═════ Recorded data

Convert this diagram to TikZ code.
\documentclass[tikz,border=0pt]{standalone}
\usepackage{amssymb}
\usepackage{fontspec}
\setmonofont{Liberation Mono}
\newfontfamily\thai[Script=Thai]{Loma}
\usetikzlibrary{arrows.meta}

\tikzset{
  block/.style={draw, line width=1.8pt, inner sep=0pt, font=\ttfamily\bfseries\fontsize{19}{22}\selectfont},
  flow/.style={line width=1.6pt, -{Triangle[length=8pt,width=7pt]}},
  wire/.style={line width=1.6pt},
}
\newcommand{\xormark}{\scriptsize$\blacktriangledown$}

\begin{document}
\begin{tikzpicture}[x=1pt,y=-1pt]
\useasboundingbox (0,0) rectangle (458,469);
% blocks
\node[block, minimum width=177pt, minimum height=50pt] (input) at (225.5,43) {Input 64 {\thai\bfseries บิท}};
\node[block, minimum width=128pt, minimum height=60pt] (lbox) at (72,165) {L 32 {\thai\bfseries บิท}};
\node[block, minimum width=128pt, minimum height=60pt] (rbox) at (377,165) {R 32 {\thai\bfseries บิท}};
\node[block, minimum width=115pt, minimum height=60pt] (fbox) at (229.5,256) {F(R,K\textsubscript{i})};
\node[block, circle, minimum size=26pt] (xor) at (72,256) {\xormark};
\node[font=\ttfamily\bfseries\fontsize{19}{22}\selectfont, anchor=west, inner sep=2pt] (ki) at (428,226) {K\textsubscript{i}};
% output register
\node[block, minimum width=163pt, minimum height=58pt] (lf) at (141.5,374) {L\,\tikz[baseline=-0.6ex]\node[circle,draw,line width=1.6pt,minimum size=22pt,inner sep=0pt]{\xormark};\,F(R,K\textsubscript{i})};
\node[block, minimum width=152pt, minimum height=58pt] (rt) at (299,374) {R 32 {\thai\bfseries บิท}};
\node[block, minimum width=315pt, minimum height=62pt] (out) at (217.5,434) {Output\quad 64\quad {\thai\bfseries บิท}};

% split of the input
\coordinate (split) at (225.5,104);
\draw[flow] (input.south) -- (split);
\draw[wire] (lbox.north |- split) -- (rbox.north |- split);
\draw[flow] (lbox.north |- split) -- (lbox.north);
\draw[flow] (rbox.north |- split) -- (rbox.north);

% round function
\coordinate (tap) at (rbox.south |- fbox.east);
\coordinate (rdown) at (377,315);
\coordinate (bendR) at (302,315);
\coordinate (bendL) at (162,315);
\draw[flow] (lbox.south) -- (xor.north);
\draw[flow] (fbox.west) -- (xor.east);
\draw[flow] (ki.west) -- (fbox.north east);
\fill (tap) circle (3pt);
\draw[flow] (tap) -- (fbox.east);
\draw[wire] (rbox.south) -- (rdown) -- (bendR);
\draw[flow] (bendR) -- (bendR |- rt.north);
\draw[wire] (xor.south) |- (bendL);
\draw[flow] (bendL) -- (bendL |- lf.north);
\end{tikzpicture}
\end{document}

══════════

• _Aim of the task_:
Extract the complete listing above, reproducing each line exactly.

• _Written solution_:
Convert this diagram to TikZ code.
\documentclass[tikz,border=0pt]{standalone}
\usepackage{amssymb}
\usepackage{fontspec}
\setmonofont{Liberation Mono}
\newfontfamily\thai[Script=Thai]{Loma}
\usetikzlibrary{arrows.meta}

\tikzset{
  block/.style={draw, line width=1.8pt, inner sep=0pt, font=\ttfamily\bfseries\fontsize{19}{22}\selectfont},
  flow/.style={line width=1.6pt, -{Triangle[length=8pt,width=7pt]}},
  wire/.style={line width=1.6pt},
}
\newcommand{\xormark}{\scriptsize$\blacktriangledown$}

\begin{document}
\begin{tikzpicture}[x=1pt,y=-1pt]
\useasboundingbox (0,0) rectangle (458,469);
% blocks
\node[block, minimum width=177pt, minimum height=50pt] (input) at (225.5,43) {Input 64 {\thai\bfseries บิท}};
\node[block, minimum width=128pt, minimum height=60pt] (lbox) at (72,165) {L 32 {\thai\bfseries บิท}};
\node[block, minimum width=128pt, minimum height=60pt] (rbox) at (377,165) {R 32 {\thai\bfseries บิท}};
\node[block, minimum width=115pt, minimum height=60pt] (fbox) at (229.5,256) {F(R,K\textsubscript{i})};
\node[block, circle, minimum size=26pt] (xor) at (72,256) {\xormark};
\node[font=\ttfamily\bfseries\fontsize{19}{22}\selectfont, anchor=west, inner sep=2pt] (ki) at (428,226) {K\textsubscript{i}};
% output register
\node[block, minimum width=163pt, minimum height=58pt] (lf) at (141.5,374) {L\,\tikz[baseline=-0.6ex]\node[circle,draw,line width=1.6pt,minimum size=22pt,inner sep=0pt]{\xormark};\,F(R,K\textsubscript{i})};
\node[block, minimum width=152pt, minimum height=58pt] (rt) at (299,374) {R 32 {\thai\bfseries บิท}};
\node[block, minimum width=315pt, minimum height=62pt] (out) at (217.5,434) {Output\quad 64\quad {\thai\bfseries บิท}};

% split of the input
\coordinate (split) at (225.5,104);
\draw[flow] (input.south) -- (split);
\draw[wire] (lbox.north |- split) -- (rbox.north |- split);
\draw[flow] (lbox.north |- split) -- (lbox.north);
\draw[flow] (rbox.north |- split) -- (rbox.north);

% round function
\coordinate (tap) at (rbox.south |- fbox.east);
\coordinate (rdown) at (377,315);
\coordinate (bendR) at (302,315);
\coordinate (bendL) at (162,315);
\draw[flow] (lbox.south) -- (xor.north);
\draw[flow] (fbox.west) -- (xor.east);
\draw[flow] (ki.west) -- (fbox.north east);
\fill (tap) circle (3pt);
\draw[flow] (tap) -- (fbox.east);
\draw[wire] (rbox.south) -- (rdown) -- (bendR);
\draw[flow] (bendR) -- (bendR |- rt.north);
\draw[wire] (xor.south) |- (bendL);
\draw[flow] (bendL) -- (bendL |- lf.north);
\end{tikzpicture}
\end{document}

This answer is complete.